In the absence of such evidence, how can we tell the purpose of the plants? Is it not conceivable that a clothworker or a ropemaker might be buried with the plants that made their craft possible? Are there not numerous mundane explanations for the presence of the plants that would be just as feasible, without the assumption of drug usage?

Even in the case of the Siberian shaman discovered with cannabis seeds, where we know from written accounts that psychoactive strains of cannabis were known to the Pazyryks and others of the region, I must skeptically ask if we can confirm that the seeds present in that grave were actually of a psychoactive strain, and were not simply being used in another way - such as symbolically, with seeds being symbols of life and vitality in most cultures, which would make them an apt way to send off someone who died of sickness to their afterlife, where they might enjoy better health.

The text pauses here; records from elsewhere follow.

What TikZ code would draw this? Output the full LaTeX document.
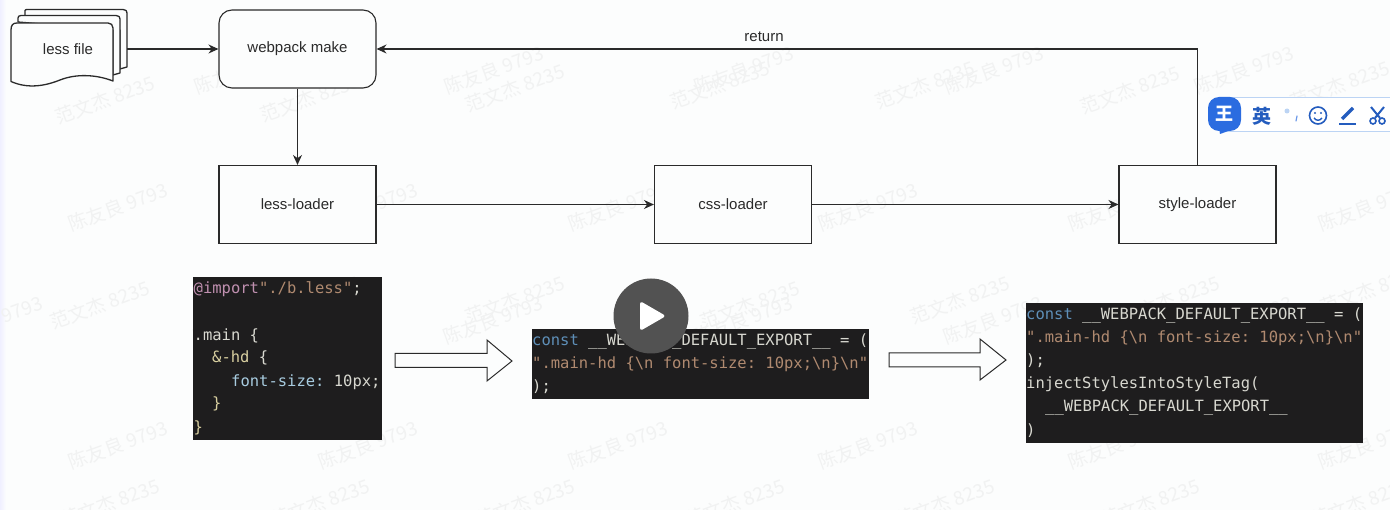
\documentclass[tikz,border=0pt]{standalone}
\usepackage{fontspec}
\setmainfont{Liberation Sans}
\setmonofont{DejaVu Sans Mono}
\newfontfamily\cjkf{Noto Sans CJK SC}
\usetikzlibrary{arrows.meta}
\definecolor{pagebg}{HTML}{FCFDFD}
\definecolor{ink}{HTML}{2A2A2A}
\definecolor{wm}{HTML}{F1F2F2}
\definecolor{codebg}{HTML}{1E1D1E}
\definecolor{cwhite}{HTML}{D8D8D0}
\definecolor{cblue}{HTML}{5E8FB8}
\definecolor{cstr}{HTML}{B08A70}
\definecolor{cpink}{HTML}{C090B0}
\definecolor{cyel}{HTML}{D8CFA0}
\definecolor{clight}{HTML}{A8CCE0}
\definecolor{imeblue}{HTML}{2B6CE0}
\definecolor{imepale}{HTML}{BCD4F4}
\newcommand{\bsl}{\textbackslash}
\tikzset{
  x=1pt,y=-1pt,
  flow/.style={draw=ink,line width=1.1pt,-{Stealth[length=10pt,width=9pt]}},
  procbox/.style={draw=ink,line width=1.1pt,fill=pagebg,minimum width=157pt,minimum height=78pt,inner sep=0pt,font=\fontsize{15}{18}\selectfont,text=ink},
  sheet/.style={draw=ink,line width=1.3pt,fill=pagebg,line join=round},
  hollow/.style={draw=ink,line width=1pt,fill=pagebg,line join=miter},
  codeblock/.style={fill=codebg,draw=none},
  code/.style={anchor=west,inner sep=0pt,font=\ttfamily\fontsize{15.5}{18}\selectfont,text=cwhite},
  mark9793/.style={rotate=20,text=wm,inner sep=0pt,font=\cjkf\fontsize{19}{22}\selectfont},
}
\begin{document}
\begin{tikzpicture}
\useasboundingbox (0,0) rectangle (1390,510);
\fill[pagebg] (0,0) rectangle (1390,510);
\shade[left color=blue!6!white,right color=pagebg] (0,0) rectangle (6,510);
% watermarks
\foreach \px in {244,494,744,994,1244} \node[mark9793] (wa\px) at (\px,70) {陈友良 9793};
\foreach \px in {118,368,618,868,1118,1368} \node[mark9793] (wb\px) at (\px,207) {陈友良 9793};
\foreach \px in {243,493,743,993,1243} \node[mark9793] (wc\px) at (\px,320) {陈友良 9793};
\node[mark9793] (wc0) at (-7,320) {陈友良 9793};
\foreach \px in {118,368,618,868,1118,1368} \node[mark9793] (wd\px) at (\px,445) {陈友良 9793};
\foreach \px/\py in {105/100,310/98,515/88,720/85,925/85,1130/90,1340/85} \node[mark9793] (xa\px) at (\px,\py) {范文杰 8235};
\foreach \px/\py in {100/305,310/300,515/300,750/305,960/300,1170/300,1370/290} \node[mark9793] (xb\px) at (\px,\py) {范文杰 8235};
\foreach \px in {110,320,525,735,945,1150,1360} \node[mark9793] (xc\px) at (\px,503) {范文杰 8235};
% document stack
\draw[sheet] (25,16) -- (25,10.5) .. controls (25,10) and (26,9.5) .. (27,9.5) -- (123,9.5) .. controls (126,9.5) and (127,11) .. (127,13) -- (127,67) -- (120,69) -- (120,30) -- cycle;
\draw[sheet] (18,22) -- (18,18) .. controls (18,16.5) and (19,15.5) .. (21,15.5) -- (116,15.5) .. controls (119,15.5) and (120,17) .. (120,19) -- (120,73) -- (113,75) -- (113,30) -- cycle;
\draw[sheet] (11,30) .. controls (11,25) and (13,23) .. (17,23) -- (108,23) .. controls (111,23) and (113,25) .. (113,28) -- (113,81)
  .. controls (95,74) and (75,74) .. (60,80) .. controls (45,86) and (28,89) .. (11,81.5) -- cycle;
\node[inner sep=0pt,font=\fontsize{15}{18}\selectfont,text=ink] (file) at (68,49) {less file};
\coordinate (fileout) at (127,49);
% process nodes
\node[procbox,rounded corners=13pt] (make) at (297.5,49) {webpack make};
\node[procbox] (less) at (297.5,204.5) {less-loader};
\node[procbox] (css) at (733,204.5) {css-loader};
\node[procbox] (style) at (1197.5,204.5) {style-loader};
\draw[flow] (fileout) -- (make.west);
\draw[flow] (make) -- (less);
\draw[flow] (less) -- (css);
\draw[flow] (css) -- (style);
\draw[flow] (style.north) |- (make.east);
\node[inner sep=0pt,font=\fontsize{15}{18}\selectfont,text=ink] (ret) at (764,37) {return};
% block 1
\fill[codeblock] (193,277) rectangle (382,440);
\node[code,text=cpink] (a1) at (193.5,289) {@import\textcolor{cstr}{ "./b.less"}\textcolor{cwhite}{;}};
\node[code,text=cwhite] (a2) at (193.5,336) {.main \{};
\node[code,text=cyel] (a3) at (212,358) {\&-hd \textcolor{cwhite}{\{}};
\node[code,text=clight] (a4) at (231,382) {font-size: \textcolor{cwhite}{10px;}};
\node[code,text=cyel] (a5) at (212,404) {\}};
\node[code,text=cyel] (a6) at (193.5,428) {\}};
% block 2
\fill[codeblock] (532,329) rectangle (869,399);
\node[code,text=cblue] (b1) at (532,341) {const \textcolor{cwhite}{\_\_WEBPACK\_DEFAULT\_EXPORT\_\_ = (}};
\node[code,text=cstr] (b2) at (532,364) {".main-hd \{\bsl n font-size: 10px;\bsl n\}\bsl n"};
\node[code] (b3) at (532,387) {);};
% block 3
\fill[codeblock] (1026,303) rectangle (1363,443);
\node[code,text=cblue] (c1) at (1026,315) {const \textcolor{cwhite}{\_\_WEBPACK\_DEFAULT\_EXPORT\_\_ = (}};
\node[code,text=cstr] (c2) at (1026,338) {".main-hd \{\bsl n font-size: 10px;\bsl n\}\bsl n"};
\node[code] (c3) at (1026,361) {);};
\node[code] (c4) at (1026,384) {injectStylesIntoStyleTag(};
\node[code] (c5) at (1045,408) {\_\_WEBPACK\_DEFAULT\_EXPORT\_\_};
\node[code] (c6) at (1026,431) {)};
% hollow arrows
\draw[hollow] (395,353.5) -- (487,353.5) -- (487,340) -- (512,361) -- (487,381) -- (487,367.5) -- (395,367.5) -- cycle;
\draw[hollow] (889,353) -- (980,353) -- (980,339) -- (1006,360) -- (980,380) -- (980,367) -- (889,367) -- cycle;
% play button
\fill[black!68] (651,316) circle (37.5);
\fill[white,rounded corners=3pt] (640,301) -- (666,316) -- (640,331) -- cycle;
% IME toolbar
\fill[white] (1225,98) rectangle (1390,132);
\draw[imepale,line width=1pt] (1225,98) -- (1390,98) (1225,132) -- (1390,132);
\fill[imeblue,rounded corners=11pt] (1208,97) rectangle (1241,131);
\fill[imeblue] (1219,128) -- (1231,130) -- (1220,134) -- cycle;
\node[inner sep=0pt,text=white,font=\cjkf\bfseries\fontsize{18}{20}\selectfont] (ime1) at (1224.5,114) {王};
\node[inner sep=0pt,text=imeblue!85!black,font=\cjkf\bfseries\fontsize{19}{20}\selectfont] (ime2) at (1262,116) {英};
\fill[imepale] (1287,111) circle (2.5);
\draw[imeblue!70,line width=1.2pt,line cap=round] (1297,116) -- (1296,121);
\draw[imeblue!85!black,line width=1.6pt] (1318,115.5) circle (8.5);
\fill[imeblue!85!black] (1315,113) circle (1.2) (1321,113) circle (1.2);
\draw[imeblue!85!black,line width=1.4pt] (1314,118) .. controls (1316,121) and (1320,121) .. (1322,118);
\draw[imeblue!85!black,line width=3.2pt] (1342,119) -- (1353,108);
\draw[imeblue!85!black,line width=1.6pt] (1339,124) -- (1356,124);
\draw[imeblue!85!black,line width=1.6pt] (1373,121) circle (3) (1382,121) circle (3);
\draw[imeblue!85!black,line width=2pt] (1375,118) -- (1384,107) (1380,118) -- (1371,107);
\end{tikzpicture}
\end{document}
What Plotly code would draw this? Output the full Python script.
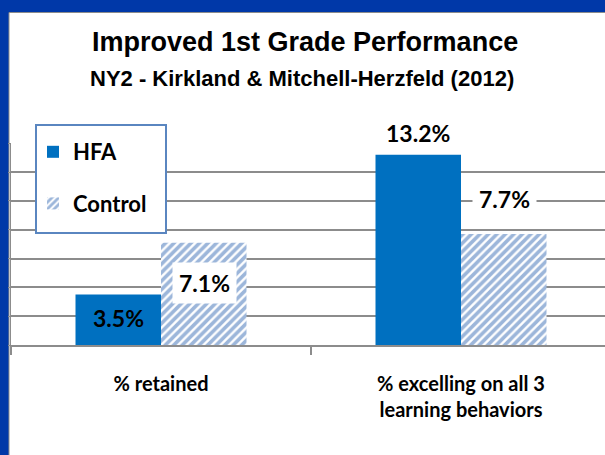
import plotly.graph_objects as go

categories = ["% retained", "% excelling on all 3<br>learning behaviors"]
hfa_values = [3.5, 13.2]
control_values = [7.1, 7.7]
series_names = ["HFA", "Control"]

# label offsets (pixels) relative to bar top, per series per category
hfa_label_shift = [-23, 22]
control_label_shift = [-40, 35]

W, H = 605, 455
ML, MR, MT, MB = 11, 0, 143, 110
PW, PH = W - ML - MR, H - MT - MB

def px_x(p):
    return (p - ML) / PW

def px_y(p):
    return (H - MB - p) / PH

HFA_COLOR = "#0070C0"
STRIPE_COLOR = "#3A6DB5"
GRID = "#8C8C8C"
LABEL_FONT = "Lato, Open Sans, sans-serif"
TITLE_FONT = "Liberation Sans Narrow, Arial Narrow, Liberation Sans, Arial, sans-serif"

fig = go.Figure()
fig.add_trace(go.Bar(
    x=categories, y=hfa_values, name=series_names[0],
    marker=dict(color=HFA_COLOR, line=dict(width=0)),
    legendgroup="a", hoverinfo="skip",
))
fig.add_trace(go.Bar(
    x=categories, y=control_values, name=series_names[1],
    marker=dict(color="white", line=dict(width=0),
                pattern=dict(shape="/", fgcolor=STRIPE_COLOR, bgcolor="white",
                             size=6, solidity=0.6)),
    legendgroup="b", hoverinfo="skip",
))

annotations = []
bar_half = 43
for i, c in enumerate(categories):
    annotations.append(dict(
        x=c, y=hfa_values[i], xref="x", yref="y", text=f"{hfa_values[i]}%",
        showarrow=False, xshift=-bar_half, yshift=hfa_label_shift[i],
        yanchor="middle",
        font=dict(family=LABEL_FONT, size=23, color="black", weight="bold"),
    ))
    annotations.append(dict(
        x=c, y=control_values[i], xref="x", yref="y", text=f"{control_values[i]}%",
        showarrow=False, xshift=bar_half, yshift=control_label_shift[i],
        yanchor="middle",
        font=dict(family=LABEL_FONT, size=23, color="black", weight="bold"),
        bgcolor="white", borderpad=6,
    ))

annotations.append(dict(
    x=px_x(305), y=px_y(42), xref="paper", yref="paper",
    text="Improved 1st Grade Performance", showarrow=False,
    xanchor="center", yanchor="middle",
    font=dict(family=TITLE_FONT, size=27, color="black", weight="bold"),
))
annotations.append(dict(
    x=px_x(302), y=px_y(79), xref="paper", yref="paper",
    text="NY2 - Kirkland & Mitchell-Herzfeld (2012)", showarrow=False,
    xanchor="center", yanchor="middle",
    font=dict(family=TITLE_FONT, size=22, color="black", weight="bold"),
))

shapes = [
    dict(
        type="rect", xref="paper", yref="paper", layer="below",
        x0=px_x(9), x1=px_x(620), y0=px_y(470), y1=px_y(12.5),
        fillcolor="white", line=dict(color="#8C8C8C", width=1),
    ),
    dict(  # legend frame
        type="rect", xref="paper", yref="paper", layer="above",
        x0=px_x(36), x1=px_x(166), y0=px_y(233), y1=px_y(125),
        fillcolor="white", line=dict(color="#5A86C0", width=2),
    ),
]

fig.update_layout(
    width=W, height=H,
    margin=dict(l=ML, r=MR, t=MT, b=MB, pad=0),
    paper_bgcolor="#0038A8",
    plot_bgcolor="rgba(0,0,0,0)",
    barmode="group", bargap=0.43, bargroupgap=0,
    showlegend=True,
    legend=dict(
        x=px_x(33), y=px_y(131), xanchor="left", yanchor="top",
        bgcolor="rgba(0,0,0,0)", borderwidth=0,
        font=dict(family=LABEL_FONT, size=22, color="black", weight="bold"),
        traceorder="grouped", tracegroupgap=20,
        itemwidth=30,
    ),
    annotations=annotations,
    shapes=shapes,
    xaxis=dict(
        type="category", range=[-0.5, 1.48],
        showline=True, linecolor=GRID, linewidth=2,
        ticks="outside", tickson="boundaries", ticklen=8, tickcolor=GRID, tickwidth=2,
        showgrid=False,
        tickfont=dict(family=LABEL_FONT, size=20, color="black", weight="bold"),
        ticklabelstandoff=20,
    ),
    yaxis=dict(
        range=[0, 14.02], dtick=2, showticklabels=False,
        showgrid=True, gridcolor=GRID, gridwidth=2,
        showline=True, linecolor=GRID, linewidth=1,
        ticks="outside", ticklen=2, tickcolor=GRID,
        zeroline=False,
    ),
)

fig.write_html("out.html", config={"displayModeBar": False},
               post_script="document.body.style.margin='0';")
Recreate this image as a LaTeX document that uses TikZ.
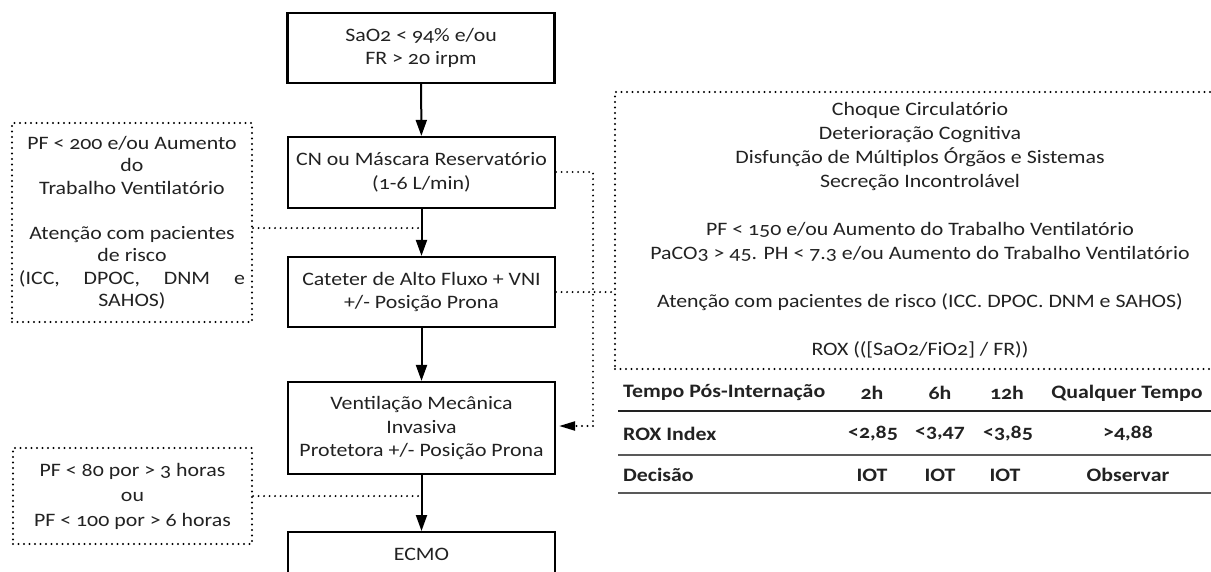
\documentclass[tikz,border=0pt]{standalone}
\usepackage{fontspec}
\setmainfont{Carlito}[Numbers=OldStyle,FakeStretch=1.15]
\usetikzlibrary{arrows.meta}
\definecolor{txt}{HTML}{222222}
\begin{document}
\begin{tikzpicture}[x=1pt,y=-1pt,
  box/.style={draw=black, line width=2.2pt, minimum width=267pt, align=center,
    font=\fontsize{19}{23.5}\selectfont, text=txt, inner sep=0pt},
  dotbox/.style={draw=black, line width=2.2pt, dash pattern=on 0pt off 5.5pt, line cap=round,
    align=center, font=\fontsize{19}{22.5}\selectfont, text=txt, inner sep=0pt},
  dots/.style={line width=2.2pt, dash pattern=on 0pt off 5.5pt, line cap=round},
  flow/.style={line width=2pt, -{Triangle[length=16pt,width=11pt]}},
  tb/.style={font=\fontsize{19}{20}\selectfont\bfseries, text=txt, inner sep=0pt},
  rule/.style={line width=2.4pt, draw=#1},
]
\useasboundingbox (0,0) rectangle (1211,571);
\fill[white] (0,0) rectangle (1211,571);

% main flow boxes
\node[box, minimum height=70pt] (top) at (421,48) {SaO2 < 94\% e/ou\\FR > 20 irpm};
\node[box, minimum height=71pt] (cn) at (421.5,172.5) {CN ou Máscara Reservatório\\(1-6 L/min)};
\node[box, minimum height=70pt] (cat) at (421.5,292) {Cateter de Alto Fluxo + VNI\\+/- Posição Prona};
\node[box, minimum height=92pt] (vent) at (421.5,428) {Ventilação Mecânica\\Invasiva\\Protetora +/- Posição Prona};
\node[box, minimum height=45pt, anchor=north] (ecmo) at (421.5,531) {ECMO};

% dotted side boxes
\node[dotbox, minimum width=240pt, minimum height=199pt] (left1) at (132,222.5)
  {PF < 200 e/ou Aumento\\do\\Trabalho Ventilatório\\[22.5pt]Atenção com pacientes\\de risco\\\makebox[226pt]{(ICC,\hfill DPOC,\hfill DNM\hfill e}\\SAHOS)};
\node[dotbox, minimum width=239pt, minimum height=96pt, font=\fontsize{19}{25}\selectfont] (left2) at (132.5,496)
  {PF < 80 por > 3 horas\\ou\\PF < 100 por > 6 horas};
\node[dotbox, minimum width=610pt, minimum height=277pt, font=\fontsize{19}{24}\selectfont] (rbox) at (920,230.5)
  {Choque Circulatório\\Deterioração Cognitiva\\Disfunção de Múltiplos Órgãos e Sistemas\\Secreção Incontrolável\\[24pt]
   PF < 150 e/ou Aumento do Trabalho Ventilatório\\PaCO3 > 45. PH < 7.3 e/ou Aumento do Trabalho Ventilatório\\[24pt]
   Atenção com pacientes de risco (ICC. DPOC. DNM e SAHOS)\\[24pt]
   ROX (([SaO2/FiO2] / FR))};

% flow arrows
\draw[flow] (top) -- (cn);
\draw[flow] (cn) -- (cat);
\draw[flow] (cat) -- (vent);
\draw[flow] (vent) -- (ecmo);

% dotted connectors
\coordinate (j1) at (421,228);
\draw[dots] (left1.east |- j1) -- (j1);
\coordinate (c1) at (593,172);
\coordinate (c2) at (593,426);
\draw[dots] (cn.east |- c1) -- (c1) -- (c2);
\draw[dots, -{Triangle[length=16pt,width=9pt]}, shorten >=3pt] (c2) -- (vent.east |- c2);
\draw[dots] (cat.east) -- (rbox.west |- cat.east);
\coordinate (j2) at (422,496);
\draw[dots] (left2.east) -- (j2);

% table
\node[tb, anchor=west] (h0) at (623,393) {Tempo Pós-Internação};
\node[tb] (h1) at (872,393) {2h};
\node[tb] (h2) at (940,393) {6h};
\node[tb] (h3) at (1007,393) {12h};
\node[tb] (h4) at (1127,393) {Qualquer Tempo};
\node[tb, anchor=west] (r0) at (623,434) {ROX Index};
\node[tb] (r1) at (873,434) {<2,85};
\node[tb] (r2) at (940,434) {<3,47};
\node[tb] (r3) at (1008,434) {<3,85};
\node[tb] (r4) at (1128,434) {>4,88};
\node[tb, anchor=west] (d0) at (623,475) {Decisão};
\node[tb] (d1) at (872,475) {IOT};
\node[tb] (d2) at (940,475) {IOT};
\node[tb] (d3) at (1005,475) {IOT};
\node[tb] (d4) at (1128,475) {Observar};
\draw[rule=txt] (618,411) -- (1211,411);
\draw[rule=black!65] (618,455) -- (1211,455);
\draw[rule=black!65] (618,493) -- (1211,493);
\end{tikzpicture}
\end{document}
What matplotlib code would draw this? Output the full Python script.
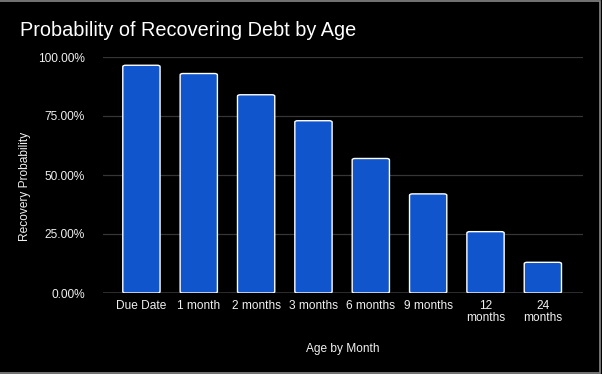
import matplotlib.pyplot as plt
from matplotlib.patches import FancyBboxPatch, Rectangle
from matplotlib.ticker import FuncFormatter

plt.rcParams['font.family'] = ['Liberation Sans', 'DejaVu Sans']

ages = ['Due Date', '1 month', '2 months', '3 months', '6 months', '9 months',
        '12\nmonths', '24\nmonths']
recovery = [96.5, 93.0, 84.0, 73.0, 57.0, 42.0, 26.0, 13.0]

fig = plt.figure(figsize=(6.02, 3.74), dpi=100, facecolor='black')
ax = fig.add_axes([103 / 602, 1 - 293 / 374, 480 / 602, 236 / 374])
ax.set_facecolor('black')

bars = ax.bar(range(len(ages)), recovery, width=0.65, color='#1155cc',
              edgecolor='white', linewidth=1.0, zorder=3)
# swap square bars for slightly rounded ones
for b in bars:
    b.set_visible(False)
    ax.add_patch(FancyBboxPatch((b.get_x(), 0), b.get_width(), b.get_height(),
                                boxstyle='round,pad=0,rounding_size=0.05',
                                mutation_aspect=12,
                                facecolor='#1155cc', edgecolor='white',
                                linewidth=1.0, zorder=3))

ax.set_xlim(-0.67, 7.7)
ax.set_ylim(0, 100)
ax.set_yticks([0, 25, 50, 75, 100])
ax.yaxis.set_major_formatter(FuncFormatter(lambda v, p: f'{v:.2f}%'))
ax.set_xticks(range(len(ages)))
ax.set_xticklabels(ages, linespacing=1.0)
ax.grid(axis='y', color='#363636', linewidth=0.9, zorder=0)
ax.axhline(0, color='#cccccc', linewidth=1.0, zorder=4)

for s in ax.spines.values():
    s.set_visible(False)
ax.tick_params(axis='both', length=0, colors='#f0f0f0', labelsize=8.6)
ax.tick_params(axis='y', pad=13)
ax.tick_params(axis='x', pad=5)

ax.set_xlabel('Age by Month', color='#f0f0f0', fontsize=8.6, labelpad=14)
ax.set_ylabel('Recovery Probability', color='#f0f0f0', fontsize=8.6)
ax.yaxis.set_label_coords(-0.15, 0.45)

fig.text(20 / 602, 1 - 30 / 374, 'Probability of Recovering Debt by Age',
         color='white', fontsize=14.3, va='center', ha='left')

# thin grey frame seen at the image edges
fig.patches.append(Rectangle((-0.01, 1 / 374), 600 / 602 + 0.01, 372 / 374,
                             transform=fig.transFigure,
                             fill=False, edgecolor='#888888', linewidth=1.2))

fig.savefig('out.png', dpi=100, facecolor='black')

Skepticism and scientific rigor demands that we not fill in the blanks based on our own biased perceptions, and make claims we don't have direct evidence to back up. Is it possible, in the absence of direct evidence, that these cannabis plants were used as drugs? Certainly it is. But until we can actually confirm that notion, we need to be very careful not to present it as fact - a behavior I see all too often in archeology, as well as other fields. Too many people in scientific fields are too willing to say "We know this to be true", rather than admit "We don't actually know for sure, but this is certainly possible and we'd like to think it was the case".

John said...

Incense burners full of cannabis seeds have been found in Scythian tombs. This matches the description of Herodotus, who says the Scythians burned some plant in braziers and inhaled the smoke to have ecstatic experiences.

G. Verloren said...

Alright, but what of these two specific graves in question?

John said...

Nothing specific, but burial is a ritual act, and a grave is a ritual context. All sorts of stuff can end up in tombs, but generally grave objects are chosen for ritual reasons. That might be the political side of ritual, like symbols of office and so on; one of the main points of the funeral for an important American Indian was to pass his titles to his political heir. For people whose lives were defined by their jobs, like some craftsmen, the tools of the trade might be placed in the grave.

But most of the time the objects in a grave are chosen for religious reasons. So that is what an archaeologist would assume.